Stated problem -
Repeat the data that follows, word for word, without the images.

══ Data ══

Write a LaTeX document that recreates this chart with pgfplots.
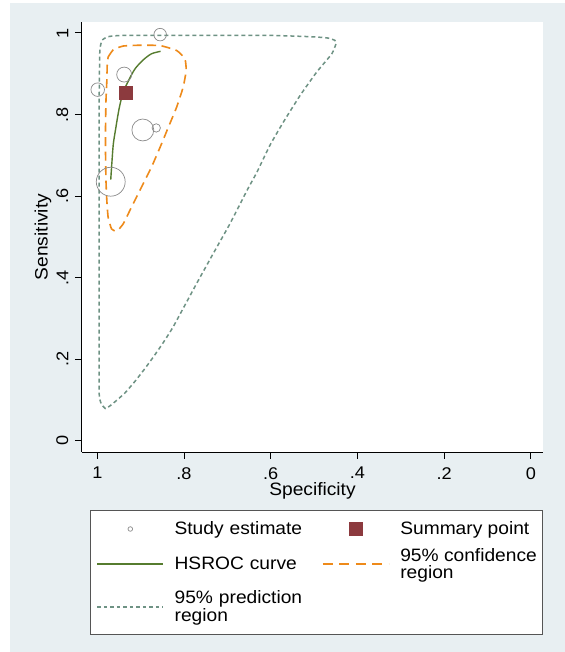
\documentclass[border=0pt]{standalone}
\usepackage{fontspec}
\setmainfont{Liberation Sans}[FakeStretch=1.07]
\usepackage{pgfplots}
\usepackage{pgfplotstable}
\pgfplotsset{compat=1.18}
\definecolor{bgcol}{HTML}{E8EFF2}
\definecolor{circgray}{HTML}{8A8A8A}
\definecolor{sumred}{HTML}{8C3A3E}
\definecolor{hsgreen}{HTML}{567C2F}
\definecolor{confor}{HTML}{EE8A1A}
\definecolor{predgr}{HTML}{6E9284}
\definecolor{legdraw}{HTML}{555555}
\newcommand\tickfont{\fontsize{17}{19}\selectfont}
\newcommand\labfont{\fontsize{18}{20}\selectfont}
\newcommand\legfont{\fontsize{18}{16.6}\selectfont}

\pgfplotstableread{
x y r
0.855 0.996 6.3
0.938 0.898 7.5
0.999 0.861 6.8
0.895 0.762 11
0.864 0.767 4.2
0.969 0.635 14.5
}\studytab

\pgfplotstableread{
x y
0.935 0.854
}\sumtab

\pgfplotstableread{
x y
0.969 0.640
0.966 0.687
0.963 0.728
0.957 0.769
0.949 0.818
0.940 0.855
0.928 0.883
0.913 0.912
0.894 0.934
0.875 0.949
0.854 0.955
}\hsroctab

\pgfplotstableread{
x y
0.975 0.941
0.963 0.959
0.940 0.968
0.901 0.970
0.855 0.969
0.817 0.957
0.798 0.937
0.795 0.908
0.802 0.867
0.817 0.818
0.836 0.769
0.855 0.720
0.875 0.671
0.898 0.622
0.921 0.573
0.940 0.532
0.955 0.514
0.967 0.519
0.975 0.548
0.978 0.589
0.980 0.638
0.981 0.704
0.981 0.769
0.980 0.834
0.978 0.883
0.977 0.924
0.975 0.941
}\conftab

\pgfplotstableread{
x y
0.981 0.078
0.990 0.088
0.995 0.105
0.996 0.140
0.996 0.368
0.996 0.589
0.996 0.785
0.995 0.908
0.994 0.960
0.989 0.982
0.975 0.991
0.940 0.994
0.763 0.994
0.600 0.994
0.510 0.991
0.470 0.988
0.452 0.982
0.449 0.975
0.459 0.949
0.494 0.904
0.532 0.847
0.571 0.781
0.602 0.724
0.632 0.658
0.655 0.613
0.694 0.532
0.733 0.458
0.771 0.385
0.802 0.324
0.826 0.277
0.848 0.240
0.870 0.206
0.892 0.174
0.914 0.144
0.936 0.117
0.957 0.097
0.972 0.084
0.981 0.078
}\predtab

\begin{document}
\begin{tikzpicture}
\useasboundingbox (0bp,0bp) rectangle (565bp,652bp);
\fill[white] (0bp,0bp) rectangle (565bp,652bp);
\fill[bgcol] (10bp,0bp) rectangle (565bp,649bp);
\begin{axis}[
  at={(82bp,200bp)}, anchor=south west,
  scale only axis, width=461bp, height=430bp,
  x dir=reverse,
  xmin=-0.0281, xmax=1.0353,
  ymin=-0.0282, ymax=1.027,
  axis x line*=bottom, axis y line*=left,
  axis line style={-, black, line width=1bp},
  axis background/.style={fill=white},
  tick align=outside,
  major tick length=7bp,
  tick style={black, line width=1bp},
  xtick={0,0.2,0.4,0.6,0.8,1},
  xticklabels={0,.2,.4,.6,.8,1},
  ytick={0,0.2,0.4,0.6,0.8,1},
  yticklabels={0,.2,.4,.6,.8,1},
  tick label style={font=\tickfont, inner sep=0pt},
  xticklabel style={anchor=north},
  yticklabel style={rotate=90, anchor=south},
  xticklabel shift=8bp,
  yticklabel shift=6.4bp,
  every axis x label/.style={at={(axis description cs:0.5,-0.1016)}, anchor=base, font=\labfont, inner sep=0pt},
  every axis y label/.style={at={(axis description cs:-0.0744,0.5)}, rotate=90, anchor=base, font=\labfont, inner sep=0pt},
  xlabel={Specificity}, ylabel={Sensitivity},
  clip=false,
  legend columns=2,
  legend cell align=left,
  legend style={at={(0.0174,-0.13488)}, anchor=north west, draw=legdraw, line width=1bp, fill=white,
    inner xsep=6bp, inner ysep=0bp, font=\legfont, row sep=0bp, column sep=10.5bp,
    nodes={inner sep=0pt}, cells={align=left}, /tikz/column 2/.style={text width=137bp}},
]
\addplot[predgr, line width=1.5bp, dash pattern=on 4bp off 3bp, smooth, tension=0.3, forget plot] table {\predtab};
\addplot[confor, line width=1.6bp, dash pattern=on 9bp off 5.5bp, smooth, tension=0.3, forget plot] table {\conftab};
\addplot[hsgreen, line width=1.4bp, smooth, forget plot] table {\hsroctab};
\addplot[only marks, mark=o, circgray, line width=0.7bp, scatter, scatter src=explicit,
  scatter/use mapped color={draw=circgray},
  visualization depends on={\thisrow{r} \as \prad},
  scatter/@pre marker code/.append style={/tikz/mark size=\prad},
  forget plot] table[x=x, y=y, meta=r] {\studytab};
\addplot[only marks, mark=square*, mark size=6.7bp, mark options={fill=sumred, draw=sumred}, forget plot] table {\sumtab};

\addlegendimage{legend image code/.code={\path (0bp,-14bp) (66bp,18bp); \draw[circgray, line width=0.7bp] (33bp,0bp) circle (2.3bp);}}
\addlegendentry{Study estimate}
\addlegendimage{legend image code/.code={\path (0bp,-14bp) (66bp,18bp); \fill[sumred] (26.5bp,-6.5bp) rectangle (39.5bp,6.5bp);}}
\addlegendentry{Summary point}
\addlegendimage{legend image code/.code={\path (0bp,-21bp) (66bp,20bp); \draw[draw=hsgreen, line width=1.6bp] (0bp,0bp) -- (66bp,0bp);}}
\addlegendentry{HSROC curve}
\addlegendimage{legend image code/.code={\path (0bp,-21bp) (66bp,20bp); \draw[draw=confor, line width=1.7bp, dash pattern=on 10bp off 6.5bp] (0bp,0bp) -- (66bp,0bp);}}
\addlegendentry{95\% confidence\\region}
\addlegendimage{legend image code/.code={\path (0bp,-27bp) (66bp,21bp); \draw[draw=predgr, line width=1.4bp, dash pattern=on 3.5bp off 3bp] (0bp,0bp) -- (66bp,0bp);}}
\addlegendentry[yshift=9bp]{95\% prediction\\region}
\end{axis}
\end{tikzpicture}
\end{document}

═══

Correct answer -
Write a LaTeX document that recreates this chart with pgfplots.
\documentclass[border=0pt]{standalone}
\usepackage{fontspec}
\setmainfont{Liberation Sans}[FakeStretch=1.07]
\usepackage{pgfplots}
\usepackage{pgfplotstable}
\pgfplotsset{compat=1.18}
\definecolor{bgcol}{HTML}{E8EFF2}
\definecolor{circgray}{HTML}{8A8A8A}
\definecolor{sumred}{HTML}{8C3A3E}
\definecolor{hsgreen}{HTML}{567C2F}
\definecolor{confor}{HTML}{EE8A1A}
\definecolor{predgr}{HTML}{6E9284}
\definecolor{legdraw}{HTML}{555555}
\newcommand\tickfont{\fontsize{17}{19}\selectfont}
\newcommand\labfont{\fontsize{18}{20}\selectfont}
\newcommand\legfont{\fontsize{18}{16.6}\selectfont}

\pgfplotstableread{
x y r
0.855 0.996 6.3
0.938 0.898 7.5
0.999 0.861 6.8
0.895 0.762 11
0.864 0.767 4.2
0.969 0.635 14.5
}\studytab

\pgfplotstableread{
x y
0.935 0.854
}\sumtab

\pgfplotstableread{
x y
0.969 0.640
0.966 0.687
0.963 0.728
0.957 0.769
0.949 0.818
0.940 0.855
0.928 0.883
0.913 0.912
0.894 0.934
0.875 0.949
0.854 0.955
}\hsroctab

\pgfplotstableread{
x y
0.975 0.941
0.963 0.959
0.940 0.968
0.901 0.970
0.855 0.969
0.817 0.957
0.798 0.937
0.795 0.908
0.802 0.867
0.817 0.818
0.836 0.769
0.855 0.720
0.875 0.671
0.898 0.622
0.921 0.573
0.940 0.532
0.955 0.514
0.967 0.519
0.975 0.548
0.978 0.589
0.980 0.638
0.981 0.704
0.981 0.769
0.980 0.834
0.978 0.883
0.977 0.924
0.975 0.941
}\conftab

\pgfplotstableread{
x y
0.981 0.078
0.990 0.088
0.995 0.105
0.996 0.140
0.996 0.368
0.996 0.589
0.996 0.785
0.995 0.908
0.994 0.960
0.989 0.982
0.975 0.991
0.940 0.994
0.763 0.994
0.600 0.994
0.510 0.991
0.470 0.988
0.452 0.982
0.449 0.975
0.459 0.949
0.494 0.904
0.532 0.847
0.571 0.781
0.602 0.724
0.632 0.658
0.655 0.613
0.694 0.532
0.733 0.458
0.771 0.385
0.802 0.324
0.826 0.277
0.848 0.240
0.870 0.206
0.892 0.174
0.914 0.144
0.936 0.117
0.957 0.097
0.972 0.084
0.981 0.078
}\predtab

\begin{document}
\begin{tikzpicture}
\useasboundingbox (0bp,0bp) rectangle (565bp,652bp);
\fill[white] (0bp,0bp) rectangle (565bp,652bp);
\fill[bgcol] (10bp,0bp) rectangle (565bp,649bp);
\begin{axis}[
  at={(82bp,200bp)}, anchor=south west,
  scale only axis, width=461bp, height=430bp,
  x dir=reverse,
  xmin=-0.0281, xmax=1.0353,
  ymin=-0.0282, ymax=1.027,
  axis x line*=bottom, axis y line*=left,
  axis line style={-, black, line width=1bp},
  axis background/.style={fill=white},
  tick align=outside,
  major tick length=7bp,
  tick style={black, line width=1bp},
  xtick={0,0.2,0.4,0.6,0.8,1},
  xticklabels={0,.2,.4,.6,.8,1},
  ytick={0,0.2,0.4,0.6,0.8,1},
  yticklabels={0,.2,.4,.6,.8,1},
  tick label style={font=\tickfont, inner sep=0pt},
  xticklabel style={anchor=north},
  yticklabel style={rotate=90, anchor=south},
  xticklabel shift=8bp,
  yticklabel shift=6.4bp,
  every axis x label/.style={at={(axis description cs:0.5,-0.1016)}, anchor=base, font=\labfont, inner sep=0pt},
  every axis y label/.style={at={(axis description cs:-0.0744,0.5)}, rotate=90, anchor=base, font=\labfont, inner sep=0pt},
  xlabel={Specificity}, ylabel={Sensitivity},
  clip=false,
  legend columns=2,
  legend cell align=left,
  legend style={at={(0.0174,-0.13488)}, anchor=north west, draw=legdraw, line width=1bp, fill=white,
    inner xsep=6bp, inner ysep=0bp, font=\legfont, row sep=0bp, column sep=10.5bp,
    nodes={inner sep=0pt}, cells={align=left}, /tikz/column 2/.style={text width=137bp}},
]
\addplot[predgr, line width=1.5bp, dash pattern=on 4bp off 3bp, smooth, tension=0.3, forget plot] table {\predtab};
\addplot[confor, line width=1.6bp, dash pattern=on 9bp off 5.5bp, smooth, tension=0.3, forget plot] table {\conftab};
\addplot[hsgreen, line width=1.4bp, smooth, forget plot] table {\hsroctab};
\addplot[only marks, mark=o, circgray, line width=0.7bp, scatter, scatter src=explicit,
  scatter/use mapped color={draw=circgray},
  visualization depends on={\thisrow{r} \as \prad},
  scatter/@pre marker code/.append style={/tikz/mark size=\prad},
  forget plot] table[x=x, y=y, meta=r] {\studytab};
\addplot[only marks, mark=square*, mark size=6.7bp, mark options={fill=sumred, draw=sumred}, forget plot] table {\sumtab};

\addlegendimage{legend image code/.code={\path (0bp,-14bp) (66bp,18bp); \draw[circgray, line width=0.7bp] (33bp,0bp) circle (2.3bp);}}
\addlegendentry{Study estimate}
\addlegendimage{legend image code/.code={\path (0bp,-14bp) (66bp,18bp); \fill[sumred] (26.5bp,-6.5bp) rectangle (39.5bp,6.5bp);}}
\addlegendentry{Summary point}
\addlegendimage{legend image code/.code={\path (0bp,-21bp) (66bp,20bp); \draw[draw=hsgreen, line width=1.6bp] (0bp,0bp) -- (66bp,0bp);}}
\addlegendentry{HSROC curve}
\addlegendimage{legend image code/.code={\path (0bp,-21bp) (66bp,20bp); \draw[draw=confor, line width=1.7bp, dash pattern=on 10bp off 6.5bp] (0bp,0bp) -- (66bp,0bp);}}
\addlegendentry{95\% confidence\\region}
\addlegendimage{legend image code/.code={\path (0bp,-27bp) (66bp,21bp); \draw[draw=predgr, line width=1.4bp, dash pattern=on 3.5bp off 3bp] (0bp,0bp) -- (66bp,0bp);}}
\addlegendentry[yshift=9bp]{95\% prediction\\region}
\end{axis}
\end{tikzpicture}
\end{document}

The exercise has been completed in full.